My Other Side of Technology vs Smaller Living

While I mostly love the way technology has progressed, I do have a couple of complaints about it. Like most, I enjoy the great benefits of technology for smaller living. I have written about these in some of my other articles here so I won’t repeat myself, but in general you can pack tons of music onto a tiny mp3 player, keep your e-books on a your computer and/or have a cell phone that will do nearly everything your computer can do. However, to be perfectly honest, there are some unpleasant experiences I have had in regards to technology when it comes to small, simple living…

For instance, I recently got rid of my land line in favor of a cell phone so I could have more privacy…only giving the number out to family and a few friends. I got sick of the phone ringing every night at suppertime with telemarketing calls. Even though I had an answering machine, I still hated the disturbance. Fussy me!! Anyways, I went to my provider of choice and picked out this fancy cell phone that did everything but tie my shoes…it did emails, text messaging, had applications for all kinds of things, games, surfing the net, shopping lists…a whole variety of convenient things. The problem was when I got it home, I got a crappy signal and couldn’t use if for my original intention which was…DUH…a phone! Now, I thought, that was just taking things a bit too far :)

So, I went back and they let me get a different phone.

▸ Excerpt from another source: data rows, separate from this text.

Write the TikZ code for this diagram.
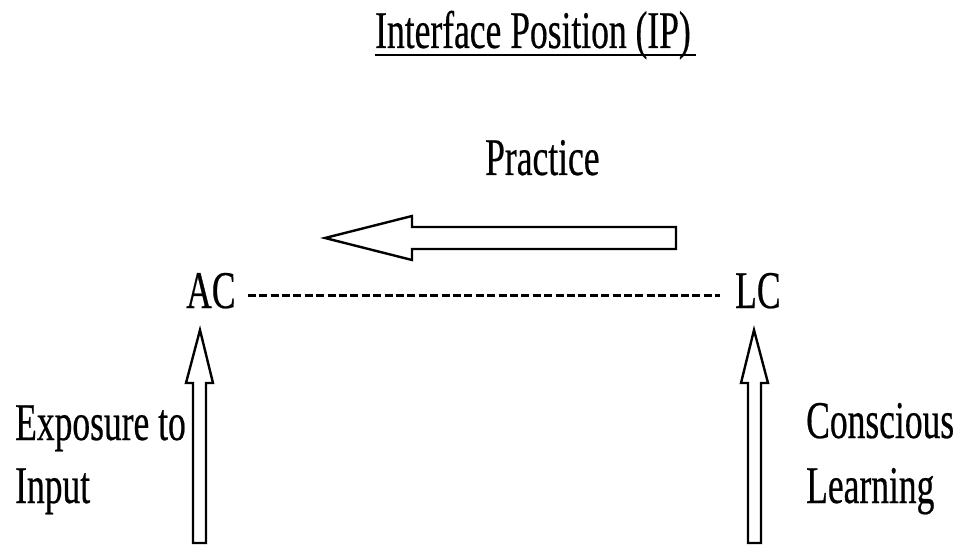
\documentclass[tikz,border=0pt]{standalone}
\usepackage{fontspec}
\newfontfamily\narrowserif[FakeStretch=0.67, FakeBold=0.4]{Liberation Serif}
\tikzset{
  label text/.style={inner sep=0pt, anchor=base west, font=\narrowserif\fontsize{53}{63}\selectfont},
  block arrow/.style={draw=black, line width=2.4pt, fill=white, line join=miter},
  dashline/.style={line width=3.2pt, dash pattern=on 8pt off 3.4pt}
}
\begin{document}
\begin{tikzpicture}[x=1pt, y=-1pt]
  \useasboundingbox (0,0) rectangle (963,545);

  % heading with its underline
  \node[label text] (title) at (375,48) {Interface Position (IP)};
  \draw[line width=2.2pt] (375,55) -- (696,55);

  % practice: block arrow pointing left
  \node[label text] (practice) at (485,175) {Practice};
  \draw[block arrow] (325,238) -- (412,216) -- (412,227) -- (676,227)
        -- (676,249) -- (412,249) -- (412,260) -- cycle;

  % the two kinds of competence, joined by a dashed line
  \node[label text] (ac) at (186,308) {AC};
  \node[label text] (lc) at (735,308) {LC};
  \draw[dashline, shorten <=12pt, shorten >=15pt]
        ([yshift=-5pt]ac.east) -- ([yshift=-5pt]lc.west);

  % upward block arrows into AC and LC
  \draw[block arrow] (200,330) -- (186,383) -- (193,383) -- (193,543)
        -- (206,543) -- (206,383) -- (213,383) -- cycle;
  \draw[block arrow] (754,330) -- (741,383) -- (748,383) -- (748,543)
        -- (761,543) -- (761,383) -- (768,383) -- cycle;

  % sources
  \node[label text] (exposure) at (15,440) {Exposure to};
  \node[label text] (input) at (15,503) {Input};
  \node[label text] (conscious) at (806,438) {Conscious};
  \node[label text] (learning) at (806,503) {Learning};
\end{tikzpicture}
\end{document}
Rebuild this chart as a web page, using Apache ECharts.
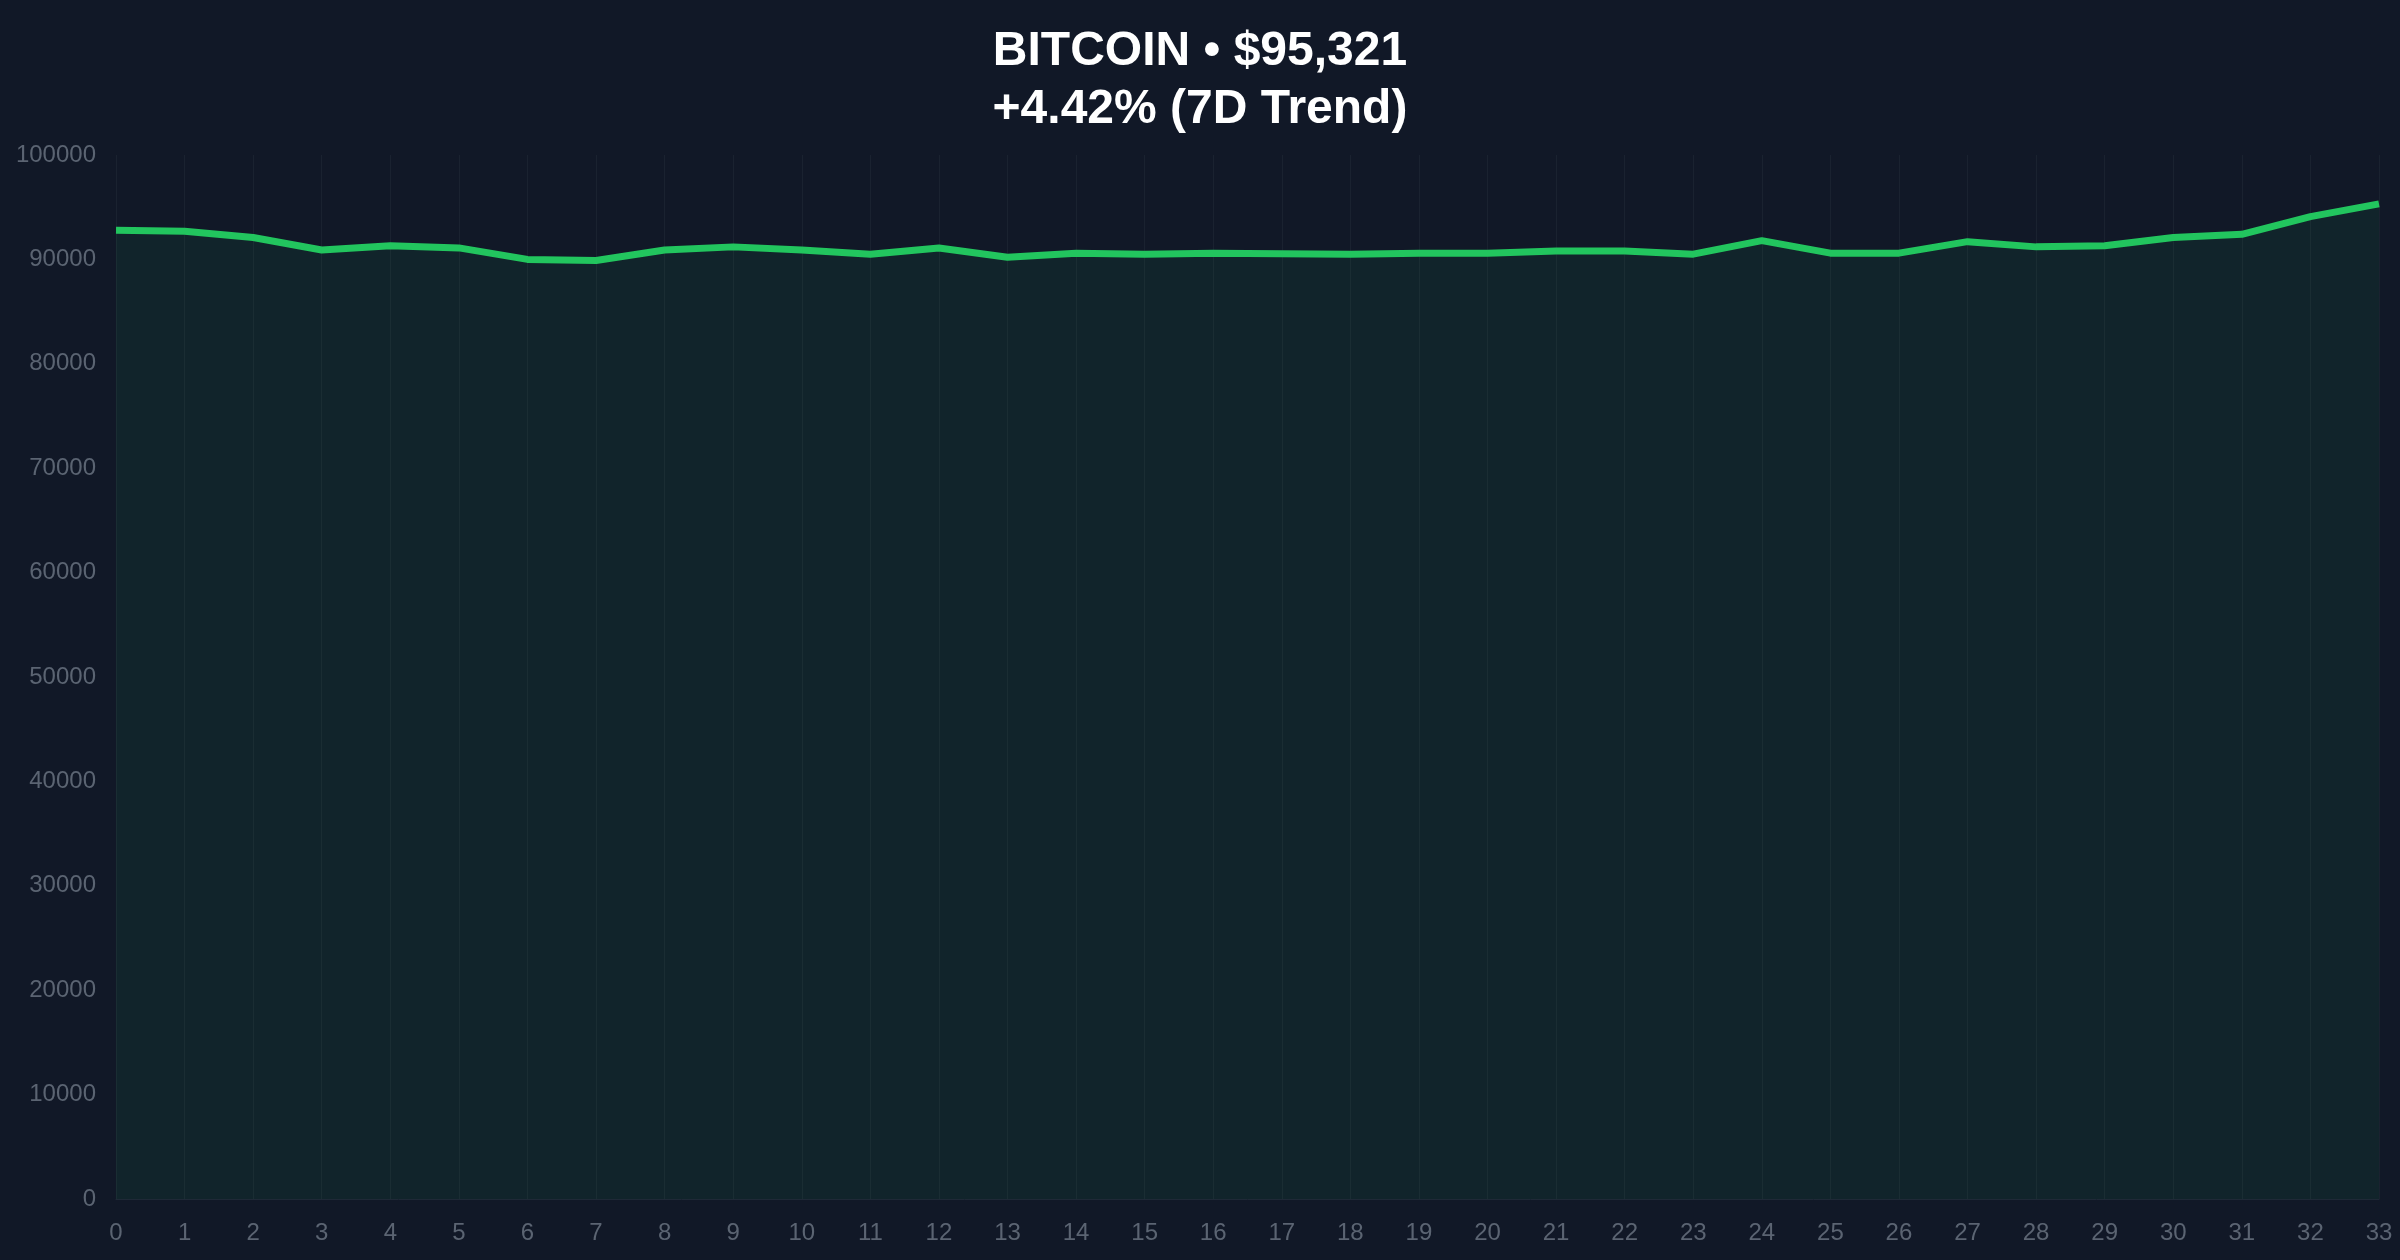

That one had the same problem plus it was so complicated that it made my head spin!! I finally ended up with a very simple cell phone, but even though I got the simplest, just plain phone they had, I still had to make 3 calls to customer service to put a lock on anything that had to do with surfing the net, emailing or text messaging, lest I get charged again for something I didn’t even know I used!!!

There are a whole list of places I like to go that don’t even give me enough of a signal to useĀ  my phone. I like to take country drives with a picnic lunch and my camera, but if I got stuck somewhere, what good would this great technological gadget do me? I can’t even get a signal at my parents house which is far from a remote town!

My plans for simple living after retirement include someplace quite remote where I can get away from all the traffic, people and noise I have been living with everyday while I was trying to make a living, aka, a dying as some people would put it! Those places generally don’t have much of a signal. I have a friend that must drive to the top of a nearby mountain to get her cell phone messages or call out because she doesn’t get any signal at her cabin or anywhere on her property of 50 acres. What if she had an emergency?

I will want to have access to online so I can keep in touch with my family and friends the way I love to. This might be fairly difficult too. Getting cable for internet service is not always available, leaving me with the basic inconvenience of dial-up!! That means a land line again. I mean, I know dial-up is still internet service, but once you get spoiled with a fast connection, dial-up is like Morse Code!

My next complaint is that some of this technology is not easy to learn and it can be totally frustrating to simple folks like me! When things go bad, they can really go bad…like getting a computer virus or your computer crashing and losing all your stuff. It can be anything but convenient to fix this situation! It can make you so mad you swear you will never deal with any of it again, but then you do – because when it is convenient it’s damn convenient :) :)

So, even though I will probably never do without any of these conveniences, technology can be as much of a headache as it is an asset :(

4 Responses to “My Other Side of Technology vs Smaller Living”

  1. JudyNo Gravatar says:

    Right on!

  2. ejNo Gravatar says:

    Also consider when the power goes the cell phone does, too. But land lines work.

  3. amylynn1022No Gravatar says:

    Not to be contrary, ej, but there are other ways of charging cell phones than plugging them into the wall. I know this from experience because I was in Louisville, KY last fall and lost power for nine days from a freak windstorm. I had access to a generator which was mostly used to keep a community refrigerator running, but we also plugged in a few power strips which we used to recharge cell phones, laptops and other “neccessities”. You can also recharge phones using a car charger or you can go all out and get a solar charger (expensive, last time I checked). And there is a chance that whatever took out the power lines in a large scale outage would also take out the phone lines, and I suspect that cell phone towers would be less likely to be damaged.

  4. noNo Gravatar says:

    get a satellite internet connection, and you can at least send texts or email..but you can’t make calls on it (bad latency)
    get a ham radio and learn how to use it, they are useful in emergencies in remote areas.